Among the highlights of this issue is an account of one of the most impressive achievements in British Archaeology. This is a meticu-
lous corpus of all known Roman mosaic pavements, prepared by David
Neal and Step hen Cosh, and illustrated by their own superb paintings.
It will be published in four volumes and here we explain how the project has been set up, while the two co-authors then make their personal choice of the best and worst mosaics in Roman Britain.
As it turns out, this is mainly a Roman issue, in which we can follow the progress of the Roman Conquest.

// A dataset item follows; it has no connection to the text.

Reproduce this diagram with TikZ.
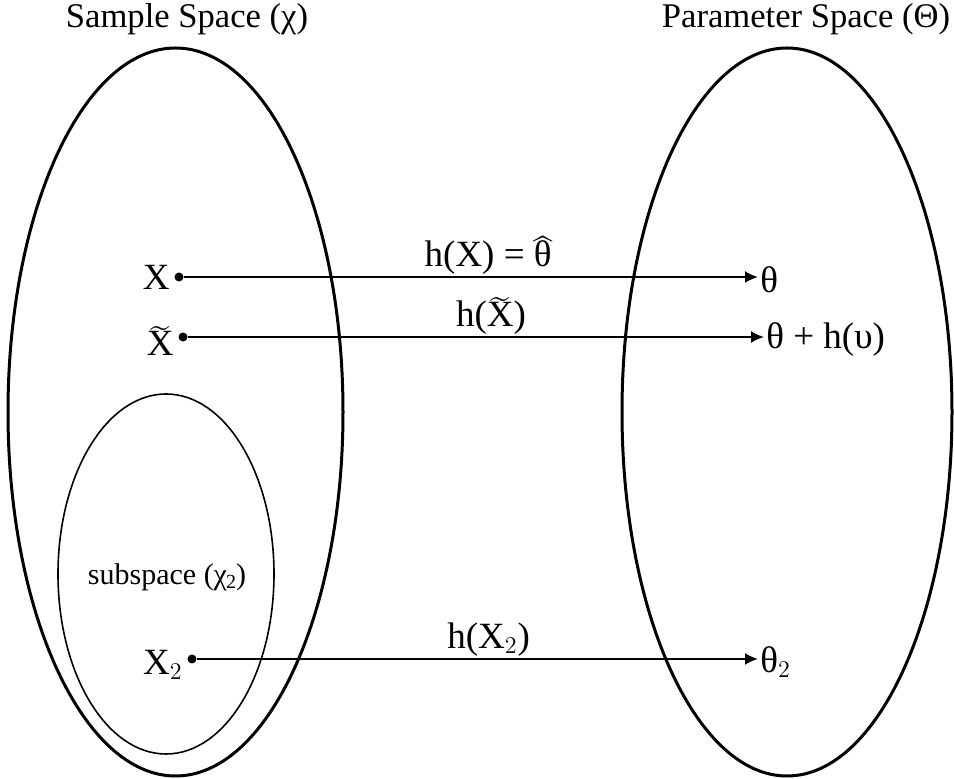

When the Romans arrived, their first problem was to defeat the
Britons and the crucial battle took place on the River Medway -
arguably the most important battle in British history apart from the
Battle of Hastings. Nigel Nicolson has been studying the texts and has located what he believes to be the site of the battle, where he has had erected a memorial to this momentous event. Here he puts forward the arguments for the location and describes how the stone was erected.

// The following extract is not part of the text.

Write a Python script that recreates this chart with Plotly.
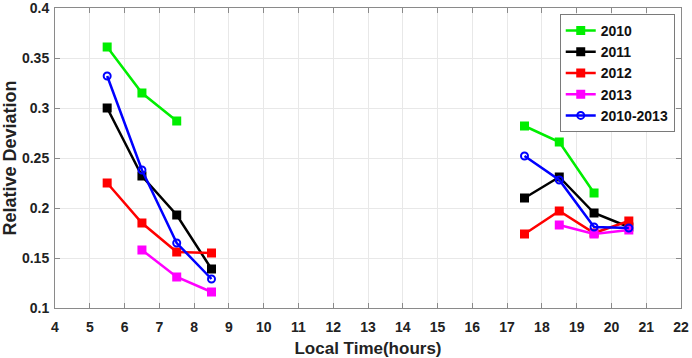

The initial victory was followed by rapid consolidation of the south eastern part of the country - so rapid indeed that hitherto no Roman forts have been located in Oxfordshire. Now one has been located near
Alchester, and here Eberhard Sauer, a young German scholar who has come to Oxford to study, explains how he has been excavating it with the Oxford University Archaeological Society and why he believes the fort was followed by a military parade ground.
And finally the Romans arrived at Wroxeter - the furthest town in the
Roman Empire. The town has been extensively excavated but what about the hinterland? How far was this Romanised? What effect did the Roman conquest have on this essentially Celtic countryside? The
Wroxeter hinterland project has been examining this question, and here
Roger White describes some of the results, including excavations at a new Roman 'villa' at Whitley Grange.
Finally for something completely different we turn to a recent motorway archaeology project where the Derby Southern Bypass cuts through a number of unusual prehistoric remains.
This issue of Current Archaeology is accompanied by the Directory of British Archaeology 1998-9 with nearly 30% more entries than in previous years, over 700 in all.